Internet signal strength

I purchased a Arris SB8200 cable modem.  It worked for several months until one of your contractors removed an old phone line box after a new phone modem was installed.  The internet modem status page showed it all of the channels locked, but no upstream data being transmitted.  The Cox repairman that came out said Cox has been having problems with the SB8200 modems randomly failing for no reason. 

I put back in an older SB6182 and the internet works now.  I am able to see that the internet still slows down and occasionally drops.

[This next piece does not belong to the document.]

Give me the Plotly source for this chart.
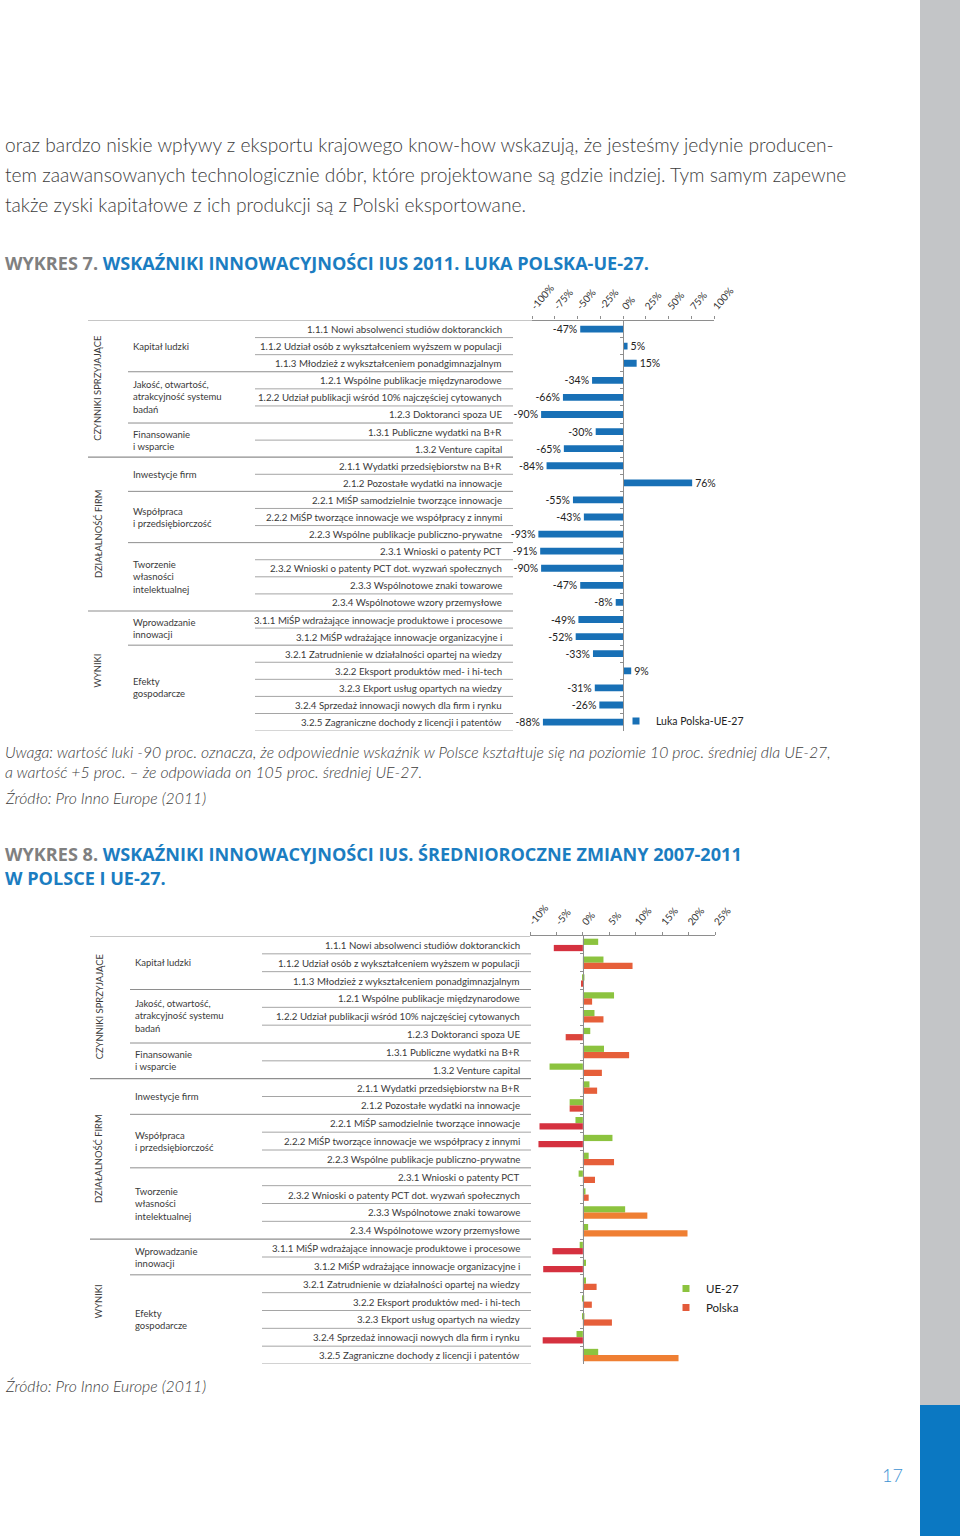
import plotly.graph_objects as go

W, H = 960, 1536
FONT = "Lato"
TXT = "#3a3a3a"
LINE = "#8e8e8e"

# ---------------- data ----------------
indicators = [
    "1.1.1 Nowi absolwenci studiów doktoranckich",
    "1.1.2 Udział osób z wykształceniem wyższem w populacji",
    "1.1.3 Młodzież z wykształceniem ponadgimnazjalnym",
    "1.2.1 Wspólne publikacje międzynarodowe",
    "1.2.2 Udział publikacji wśród 10% najczęściej cytowanych",
    "1.2.3 Doktoranci spoza UE",
    "1.3.1 Publiczne wydatki na B+R",
    "1.3.2 Venture capital",
    "2.1.1 Wydatki przedsiębiorstw na B+R",
    "2.1.2 Pozostałe wydatki na innowacje",
    "2.2.1 MiŚP samodzielnie tworzące innowacje",
    "2.2.2 MiŚP tworzące innowacje we współpracy z innymi",
    "2.2.3 Wspólne publikacje publiczno-prywatne",
    "2.3.1 Wnioski o patenty PCT",
    "2.3.2 Wnioski o patenty PCT dot. wyzwań społecznych",
    "2.3.3 Wspólnotowe znaki towarowe",
    "2.3.4 Wspólnotowe wzory przemysłowe",
    "3.1.1 MiŚP wdrażające innowacje produktowe i procesowe",
    "3.1.2 MiŚP wdrażające innowacje organizacyjne i",
    "3.2.1 Zatrudnienie w działalności opartej na wiedzy",
    "3.2.2 Eksport produktów med- i hi-tech",
    "3.2.3 Ekport usług opartych na wiedzy",
    "3.2.4 Sprzedaż innowacji nowych dla firm i rynku",
    "3.2.5 Zagraniczne dochody z licencji i patentów",
]
# subgroups: (label, first row, last row)
subgroups = [
    ("Kapitał ludzki", 0, 2),
    ("Jakość, otwartość,<br>atrakcyjność systemu<br>badań", 3, 5),
    ("Finansowanie<br>i wsparcie", 6, 7),
    ("Inwestycje firm", 8, 9),
    ("Współpraca<br>i przedsiębiorczość", 10, 12),
    ("Tworzenie<br>własności<br>intelektualnej", 13, 16),
    ("Wprowadzanie<br>innowacji", 17, 18),
    ("Efekty<br>gospodarcze", 19, 23),
]
maingroups = [
    ("CZYNNIKI SPRZYJAJĄCE", 0, 7),
    ("DZIAŁALNOŚĆ FIRM", 8, 16),
    ("WYNIKI", 17, 23),
]

gap_pl_ue = [-47, 5, 15, -34, -66, -90, -30, -65, -84, 76, -55, -43,
             -93, -91, -90, -47, -8, -49, -52, -33, 9, -31, -26, -88]
gap_name = "Luka Polska-UE-27"
gap_ticks = [-100, -75, -50, -25, 0, 25, 50, 75, 100]

ue27_change = [2.9, 3.9, 0.3, 5.9, 2.2, 1.4, 4.0, -6.3, 1.25, -2.5, -1.4, 5.6,
               1.1, -0.8, 0.5, 8.0, 1.0, -0.6, 0.6, 0.6, 0.25, 0.3, -1.2, 2.9]
pl_change = [-5.5, 9.4, -0.2, 1.75, 3.9, -3.25, 8.75, 3.6, 2.7, -2.5, -8.2, -8.4,
             5.9, 2.3, 1.1, 12.2, 19.8, -5.75, -7.5, 2.6, 1.7, 5.5, -7.6, 18.1]
change_ticks = [-10, -5, 0, 5, 10, 15, 20, 25]

rows = list(range(len(indicators)))

C_GAP = "#1870b6"
C_UE = "#8cc33f"
C_PL = "#e35a3a"


def px(v):
    return v / W


def py(v):
    return 1 - v / H


def pl_color(v):
    if v < -4:
        return "#d5313f"
    if v < 0:
        return "#dc453c"
    if v > 10:
        return "#ef7f33"
    return "#e65f3a"


fig = go.Figure()

# ---------------- chart 7 ----------------
fig.add_trace(go.Bar(
    x=gap_pl_ue, y=rows, orientation="h", name=gap_name, showlegend=False,
    marker=dict(color=C_GAP, line=dict(width=0)),
    width=0.4, text=[f"{v}%" for v in gap_pl_ue], textposition="outside",
    constraintext="none",
    textfont=dict(family=FONT, size=10.5, color="#222"), cliponaxis=False,
    xaxis="x", yaxis="y",
))
fig.add_trace(go.Scatter(
    x=[None], y=[None], mode="markers", name=gap_name,
    marker=dict(symbol="square", size=7, color=C_GAP),
    xaxis="x", yaxis="y", legend="legend",
))

# ---------------- chart 8 ----------------
fig.add_trace(go.Bar(
    x=ue27_change, y=rows, orientation="h", name="UE-27", showlegend=False,
    marker=dict(color=C_UE, line=dict(width=0)),
    width=0.35, offset=-0.35, xaxis="x2", yaxis="y2",
))
fig.add_trace(go.Bar(
    x=pl_change, y=rows, orientation="h", name="Polska", showlegend=False,
    marker=dict(color=[pl_color(v) for v in pl_change], line=dict(width=0)),
    width=0.35, offset=0.0, xaxis="x2", yaxis="y2",
))
for nm, col in (("UE-27", C_UE), ("Polska", C_PL)):
    fig.add_trace(go.Scatter(
        x=[None], y=[None], mode="markers", name=nm,
        marker=dict(symbol="square", size=7, color=col),
        xaxis="x2", yaxis="y2", legend="legend2",
    ))

shapes = []
annotations = []


def table(yref, label_right, x_l1, x_l2, x_l3, x_end, x_axis_start, sub_x, main_x):
    n = len(indicators)
    shapes.append(dict(type="line", xref="paper", yref=yref, x0=px(x_l3), x1=px(x_axis_start),
                       y0=-0.5, y1=-0.5, line=dict(color=LINE, width=1.2)))
    main_bounds = {g[2] for g in maingroups[:-1]}
    sub_bounds = {g[2] for g in subgroups[:-1]}
    for i in range(n):
        b = i + 0.5
        if i in main_bounds:
            x0, w = x_l3, 1.2
        elif i in sub_bounds:
            x0, w = x_l2, 1.0
        else:
            x0, w = x_l1, 0.8
        shapes.append(dict(type="line", xref="paper", yref=yref, x0=px(x0), x1=px(x_end),
                           y0=b, y1=b, line=dict(color=LINE, width=w)))
        annotations.append(dict(text=indicators[i], xref="paper", yref=yref, x=px(label_right),
                                y=i, xanchor="right", yanchor="middle", showarrow=False,
                                font=dict(family=FONT, size=9.7, color=TXT)))
    for lab, a, b in subgroups:
        annotations.append(dict(text=lab, xref="paper", yref=yref, x=px(sub_x), y=(a + b) / 2,
                                xanchor="left", yanchor="middle", align="left", showarrow=False,
                                font=dict(family=FONT, size=9.5, color=TXT)))
    for lab, a, b in maingroups:
        annotations.append(dict(text=lab, xref="paper", yref=yref, x=px(main_x), y=(a + b) / 2,
                                xanchor="center", yanchor="middle", textangle=-90, showarrow=False,
                                font=dict(family=FONT, size=9.4, color=TXT)))


table("y", 504, 255, 128, 88, 513, 532, 131, 98)
table("y2", 522, 262, 130, 90, 531, 530, 133, 99)

# ---------------- page texts ----------------
para = [
    ("oraz bardzo niskie wpływy z eksportu krajowego know-how wskazują, że jesteśmy jedynie producen-", 145),
    ("tem zaawansowanych technologicznie dóbr, które projektowane są gdzie indziej. Tym samym zapewne", 175),
    ("także zyski kapitałowe z ich produkcji są z Polski eksportowane.", 204),
]
for t, yy in para:
    annotations.append(dict(text=t, xref="paper", yref="paper", x=px(3), y=py(yy), xanchor="left",
                            yanchor="middle", showarrow=False,
                            font=dict(family=FONT, size=19.2, color="#3c3c3c", weight=300)))

BLUE = "#1b7dc1"
GREY = "#808080"
titles = [
    (f"<span style='color:{GREY}'>WYKRES 7.</span> WSKAŹNIKI INNOWACYJNOŚCI IUS 2011. LUKA POLSKA-UE-27.", 263),
    (f"<span style='color:{GREY}'>WYKRES 8.</span> WSKAŹNIKI INNOWACYJNOŚCI IUS. ŚREDNIOROCZNE ZMIANY 2007-2011"
     "<br>W POLSCE I UE-27.", 866),
]
for t, yy in titles:
    annotations.append(dict(text=f"<b>{t}</b>", xref="paper", yref="paper", x=px(3), y=py(yy),
                            xanchor="left", yanchor="middle", align="left", showarrow=False,
                            font=dict(family="Open Sans", size=18.1, color=BLUE)))

notes = [
    ("Uwaga: wartość luki -90 proc. oznacza, że odpowiednie wskaźnik w Polsce kształtuje się na poziomie 10 proc. średniej dla UE-27,", 752),
    ("a wartość +5 proc. – że odpowiada on 105 proc. średniej UE-27.", 771),
    ("Źródło: Pro Inno Europe (2011)", 797),
    ("Źródło: Pro Inno Europe (2011)", 1385),
]
for t, yy in notes:
    annotations.append(dict(text=f"<i>{t}</i>", xref="paper", yref="paper", x=px(3), y=py(yy),
                            xanchor="left", yanchor="middle", showarrow=False,
                            font=dict(family=FONT, size=15.8, color="#3c3c3c", weight=300)))

annotations.append(dict(text="17", xref="paper", yref="paper", x=px(905), y=py(1475),
                        xanchor="right", yanchor="middle", showarrow=False,
                        font=dict(family=FONT, size=18, color="#3d93d3", weight=300)))

# right side band
shapes.append(dict(type="rect", xref="paper", yref="paper", x0=px(920), x1=1, y0=py(1405), y1=1,
                   fillcolor="#c3c5c7", line=dict(width=0), layer="below"))
shapes.append(dict(type="rect", xref="paper", yref="paper", x0=px(920), x1=1, y0=0, y1=py(1405),
                   fillcolor="#0b78c2", line=dict(width=0), layer="below"))

axfont = dict(family=FONT, size=10, color="#333")
fig.update_layout(
    width=W, height=H, autosize=False,
    margin=dict(l=0, r=0, t=0, b=0, pad=0, autoexpand=False),
    paper_bgcolor="white", plot_bgcolor="rgba(0,0,0,0)",
    barmode="overlay",
    showlegend=True,
    xaxis=dict(domain=[px(532), px(714)], range=[-100, 100], side="top", anchor="y",
               tickvals=gap_ticks, ticktext=[f"{v}%" for v in gap_ticks], tickangle=-50,
               showline=True, linecolor=LINE, linewidth=1.2, ticks="outside", ticklen=3,
               tickcolor=LINE, showgrid=False, zeroline=False, tickfont=axfont,
               automargin=False),
    yaxis=dict(domain=[py(730.6), py(320.5)], range=[23.5, -0.5], anchor="free",
               position=px(623), showline=True, linecolor=LINE, linewidth=1,
               tickvals=[i + 0.5 for i in rows[:-1]], ticks="outside", ticklen=3, tickcolor=LINE,
               showticklabels=False, showgrid=False, zeroline=False, automargin=False),
    xaxis2=dict(domain=[px(530), px(715)], range=[-10, 25], side="top", anchor="y2",
                tickvals=change_ticks, ticktext=[f"{v}%" for v in change_ticks], tickangle=-50,
                showline=True, linecolor=LINE, linewidth=1.2, ticks="outside", ticklen=3,
                tickcolor=LINE, showgrid=False, zeroline=False, tickfont=axfont,
                automargin=False),
    yaxis2=dict(domain=[py(1364), py(936)], range=[23.5, -0.5], anchor="free",
                position=px(583), showline=True, linecolor=LINE, linewidth=1,
                tickvals=[i + 0.5 for i in rows[:-1]], ticks="outside", ticklen=3, tickcolor=LINE,
                showticklabels=False, showgrid=False, zeroline=False, automargin=False),
    legend=dict(x=px(616), y=py(721), xanchor="left", yanchor="middle",
                font=dict(family=FONT, size=10.5, color="#222"), bgcolor="rgba(0,0,0,0)",
                itemwidth=30, tracegroupgap=0),
    legend2=dict(x=px(666), y=py(1298), xanchor="left", yanchor="middle",
                 font=dict(family=FONT, size=11.5, color="#222"), bgcolor="rgba(0,0,0,0)",
                 itemwidth=30, tracegroupgap=0),
    shapes=shapes,
    annotations=annotations,
    font=dict(family=FONT, color=TXT),
)

fig.write_html(
    "out.html",
    config={"responsive": False, "displayModeBar": False},
    post_script="document.body.style.margin='0';document.body.style.overflow='hidden';",
)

I contacted Arris tech support and they said that the problem is with the signal strength. I am only getting around 35 dbmv to 38 dbmv upstream.  "I reviewed the screenshots you sent and it seems that your SB8200 is currently able to receive signal from your internet provider, downstream channels are at the specified range, unfortunately upstream channels are not how we expected, according to channel type and frequency upstream power levels must be at a range from 45 dbmv (min) to 51 dbmv (max) to let your modem deliver its potential. This is a common issue our customers have when the ISP do not provide the signal that modem requires, that can be the cause of intermittent connection and slow speed issues."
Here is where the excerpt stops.